Since February 20 the band started a weekly studio blog to keep their fans in the loop while they were working on the album. The blogs also included a special section called Do you know Rome?, which contained a weekly historical fact about the Roman Empire. In total there were about 5 fact posted on their MySpace page. By the time they posted their second studio update the band already recorded most of the music and even completed the song Storm the Gates of Alesia. During the time they posted their third studio update Iacono announced he completed the vocals for the album.

In March the band announced both the album's release dates and track list. They also announced the album was completely recorded.

On April 22 the band announced that Nergal, Karl Sanders and Obsidian C. would make guest appearances on the album.

It's an honor for me that such talented musicians and friends lended their art for a couple songs on this album. I only asked a few selected people that had involvement with history through their music and related to this band's concept, so I salute them for contributing to Rome's rise and they shall be amply rewarded for it.
— 20px, 20px, Maurizio Iacono

The band also posted another track called Legio XIII on their Myspace page. A song in honor of Rome's most devastating and lethal legion ever assembled; the 13th Legion which helped bring Caesar to power." And on June 15, 2009 the band announced they were streaming the entire album on their MySpace page, just before it was released on June 19, 2009.

== Track listing ==
- All songs written by Maurizio Iacono.

| No. | Title | Length |
|---|---|---|
| 1. | "Romulus" | 5:17 |
| 2. | "Storm the Gates of Alesia" (featuring Adam "Nergal" Darski of Behemoth) | 6:31 |
| 3. | "Cry Havoc" | 7:01 |
| 4. | "In Her Dark Embrace" | 4:48 |
| 5. | "Invictus" | 6:47 |
| 6. | "The Final War (Battle of Actium)" (featuring Karl Sanders of Nile) | 5:01 |
| 7. | "Legio XIII" | 5:53 |
| 8. | "Blood, Courage and the Gods That Walk the Earth" | 6:02 |
| 9. | "Cruor Nostri Abbas" (featuring Arnt "Obsidian C." Ove Grønbech of Keep of Kalessin) | 5:29 |
| 10. | "Surrender the Sun" | 4:55 |
| 11. | "The Pantheon (Jupiter's Reign)" | 3:56 |
| Total length: |  | 61:40 |

===Notes===
1. A video for the title-track Romulus was shot. It was recorded in Belgrade, Serbia by director Stanimir "Staca" Lukic

==Personnel==
- Ex Deo
- Maurizio Iacono - vocals
- Stéphane Barbe - guitar
- Jean-François Dagenais - guitar, producer
- François Mongrain - bass guitar
- Jonathan Leduc - keyboards
- Max Duhamel - drums

- Guest musicians
- Adam Darski – vocals on Storm the Gates of Alesia
- Karl Sanders – guitars on The Final War (Battle of Actium)
- Arnt Ove Grønbech – guitars on Cruor Nostri Abbas

==Music video==
On January 30, 2010 the band announced they were going to shoot a video for the track Romulus in early March. The video was shot and directed by renowned director Stanimir "Staca" Lukic in Belgrade, Serbia.
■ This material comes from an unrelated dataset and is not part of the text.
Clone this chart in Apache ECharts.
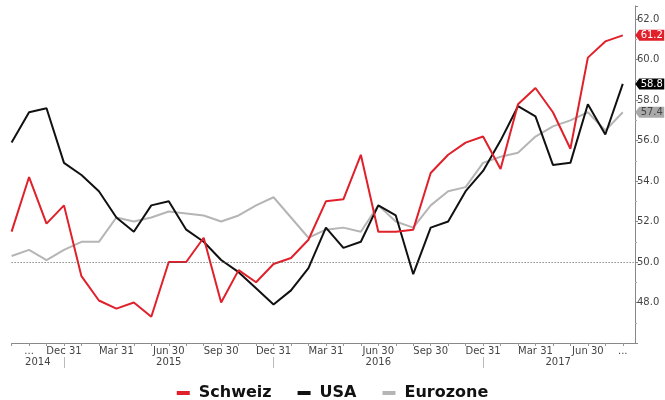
<!DOCTYPE html>
<html>
<head>
<meta charset="utf-8">
<script src="https://cdn.jsdelivr.net/npm/echarts@6/dist/echarts.min.js"></script>
<style>
  html, body { margin: 0; padding: 0; background: #fff; }
  #chart { width: 665px; height: 400px; }
</style>
</head>
<body>
<div id="chart"></div>
<script>
  // monthly PMI readings, Sep 2014 .. Aug 2017
  const months = [
    'Sep 2014', 'Oct 2014', 'Nov 2014', 'Dec 2014',
    'Jan 2015', 'Feb 2015', 'Mar 2015', 'Apr 2015', 'May 2015', 'Jun 2015',
    'Jul 2015', 'Aug 2015', 'Sep 2015', 'Oct 2015', 'Nov 2015', 'Dec 2015',
    'Jan 2016', 'Feb 2016', 'Mar 2016', 'Apr 2016', 'May 2016', 'Jun 2016',
    'Jul 2016', 'Aug 2016', 'Sep 2016', 'Oct 2016', 'Nov 2016', 'Dec 2016',
    'Jan 2017', 'Feb 2017', 'Mar 2017', 'Apr 2017', 'May 2017', 'Jun 2017',
    'Jul 2017', 'Aug 2017'
  ];
  const schweiz = [
    51.5, 54.2, 51.9, 52.8, 49.3, 48.1, 47.7, 48.0, 47.3, 50.0, 50.0, 51.2,
    48.0, 49.6, 49.0, 49.9, 50.2, 51.1, 53.0, 53.1, 55.3, 51.5, 51.5, 51.6,
    54.4, 55.3, 55.9, 56.2, 54.6, 57.8, 58.6, 57.4, 55.6, 60.1, 60.9, 61.2
  ];
  const usa = [
    55.9, 57.4, 57.6, 54.9, 54.3, 53.5, 52.2, 51.5, 52.8, 53.0, 51.6, 51.0,
    50.1, 49.5, 48.7, 47.9, 48.6, 49.7, 51.7, 50.7, 51.0, 52.8, 52.3, 49.4,
    51.7, 52.0, 53.5, 54.5, 56.0, 57.7, 57.2, 54.8, 54.9, 57.8, 56.3, 58.8
  ];
  const eurozone = [
    50.3, 50.6, 50.1, 50.6, 51.0, 51.0, 52.2, 52.0, 52.2, 52.5, 52.4, 52.3,
    52.0, 52.3, 52.8, 53.2, 52.2, 51.2, 51.6, 51.7, 51.5, 52.8, 52.0, 51.7,
    52.8, 53.5, 53.7, 54.9, 55.2, 55.4, 56.2, 56.7, 57.0, 57.4, 56.5, 57.4
  ];

  // x axis labels (positions are month indexes)
  const tickLabelIdx = [1, 3, 6, 9, 12, 15, 18, 21, 24, 27, 30, 33, 35];
  const tickLabels = ['...', 'Dec 31', 'Mar 31', 'Jun 30', 'Sep 30', 'Dec 31', 'Mar 31',
    'Jun 30', 'Sep 30', 'Dec 31', 'Mar 31', 'Jun 30', '...'];
  const yearLabelPos = [1.5, 9, 21, 31.3];
  const yearLabels = ['2014', '2015', '2016', '2017'];
  const yearBreaks = [3, 15, 27];

  const colors = { schweiz: '#e0202a', usa: '#111111', eurozone: '#b5b5b5' };
  const fontFamily = '"DejaVu Sans", Verdana, sans-serif';

  const toPoints = (arr) => arr.map((v, i) => [i, v]);
  const monthTicks = months.map((m, i) => i);

  const tag = (arr, bg, fg) => ({
    silent: true,
    symbol: 'path://M0,5L4,0L29,0L29,10L4,10Z',
    symbolSize: [29, 11],
    symbolKeepAspect: false,
    symbolOffset: [27, 0],
    itemStyle: { color: bg },
    label: {
      show: true,
      position: 'inside',
      offset: [2, 0],
      color: fg,
      fontSize: 10,
      fontFamily: fontFamily,
      formatter: () => arr[arr.length - 1].toFixed(1),
    },
    data: [{ coord: [arr.length - 1, arr[arr.length - 1]] }],
  });

  const chart = echarts.init(document.getElementById('chart'));

  chart.setOption({
    animation: false,
    grid: { left: 11.6, right: 30, top: 6, bottom: 57 },
    legend: {
      data: ['Schweiz', 'USA', 'Eurozone'],
      left: 'center',
      top: 380,
      icon: 'rect',
      itemWidth: 13,
      itemHeight: 4,
      itemGap: 26,
      textStyle: {
        fontFamily: fontFamily,
        fontWeight: 'bold',
        fontSize: 16,
        color: '#111',
        padding: [0, 0, 0, 4],
      },
    },
    xAxis: [
      {
        type: 'value',
        min: 0,
        max: 35.7,
        interval: 1,
        splitLine: { show: false },
        axisLine: { show: true, onZero: false, lineStyle: { color: '#888', width: 1 } },
        axisTick: { show: true, length: 3, customValues: monthTicks, lineStyle: { color: '#999' } },
        axisLabel: {
          customValues: tickLabelIdx,
          margin: 3,
          color: '#444',
          fontSize: 10,
          fontFamily: fontFamily,
          formatter: (v) => tickLabels[tickLabelIdx.indexOf(v)] || '',
        },
      },
      {
        type: 'value',
        min: 0,
        max: 35.7,
        position: 'bottom',
        offset: 14,
        splitLine: { show: false },
        axisLine: { show: false, onZero: false },
        axisTick: { show: true, length: 11, customValues: yearBreaks, lineStyle: { color: '#bbb' } },
        axisLabel: {
          customValues: yearLabelPos,
          margin: 0,
          color: '#444',
          fontSize: 10,
          fontFamily: fontFamily,
          formatter: (v) => yearLabels[yearLabelPos.indexOf(v)] || '',
        },
      },
    ],
    yAxis: {
      type: 'value',
      position: 'right',
      min: 46,
      max: 62.65,
      interval: 2,
      splitLine: { show: false },
      axisLine: { show: true, onZero: false, lineStyle: { color: '#888', width: 1 } },
      axisTick: { show: true, length: 3, lineStyle: { color: '#888' } },
      minorTick: { show: true, splitNumber: 2, length: 2, lineStyle: { color: '#aaa' } },
      axisLabel: {
        margin: 2,
        color: '#444',
        fontSize: 10,
        fontFamily: fontFamily,
        showMinLabel: false,
        showMaxLabel: false,
        formatter: (v) => v.toFixed(1),
      },
    },
    series: [
      {
        name: 'Eurozone',
        type: 'line',
        data: toPoints(eurozone),
        symbol: 'none',
        z: 2,
        lineStyle: { color: colors.eurozone, width: 2 },
        itemStyle: { color: colors.eurozone },
        markLine: {
          silent: true,
          symbol: 'none',
          label: { show: false },
          lineStyle: { color: '#555', type: [1, 2], width: 1 },
          data: [{ yAxis: 50 }],
        },
        markPoint: tag(eurozone, '#a9a9a9', '#444'),
      },
      {
        name: 'USA',
        type: 'line',
        data: toPoints(usa),
        symbol: 'none',
        z: 3,
        lineStyle: { color: colors.usa, width: 2 },
        itemStyle: { color: colors.usa },
        markPoint: tag(usa, '#000', '#fff'),
      },
      {
        name: 'Schweiz',
        type: 'line',
        data: toPoints(schweiz),
        symbol: 'none',
        z: 4,
        lineStyle: { color: colors.schweiz, width: 2 },
        itemStyle: { color: colors.schweiz },
        markPoint: tag(schweiz, colors.schweiz, '#fff'),
      },
    ],
  });
</script>
</body>
</html>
I wanted the ideal person to bring this concept to life and we felt Staca's plan to do it was the right one. What better place to capture it then [sic] Europe itself?! Staca's work is nothing short of phenomenal and I can't wait to unleash the past fury of Rome on the world!
— 20px, 20px, Maurizio Iacono

In March Iacono announced the video for Romulus was shot and that he was very happy with the outcome.

The setup was extremely pro. Stanimir and Ivan did such an amazing job and paid attention to every single detail. To recreate Rome and the story of Romulus and Remus was a big challenge, but I think we nailed it and the ideas behind it are incredible. Expect an epic feel, like the movie '300' for the texture... A big thank you to all the film crew and the actors!
— 20px, 20px, Maurizio Iacono

Though the video for Romulus was already completed in March, it didn't air until May 12. But the band received tremendous feedback from their fans on their MySpace page shortly after.

Another music video was shot for the track "The Final War (Battle of Actium)".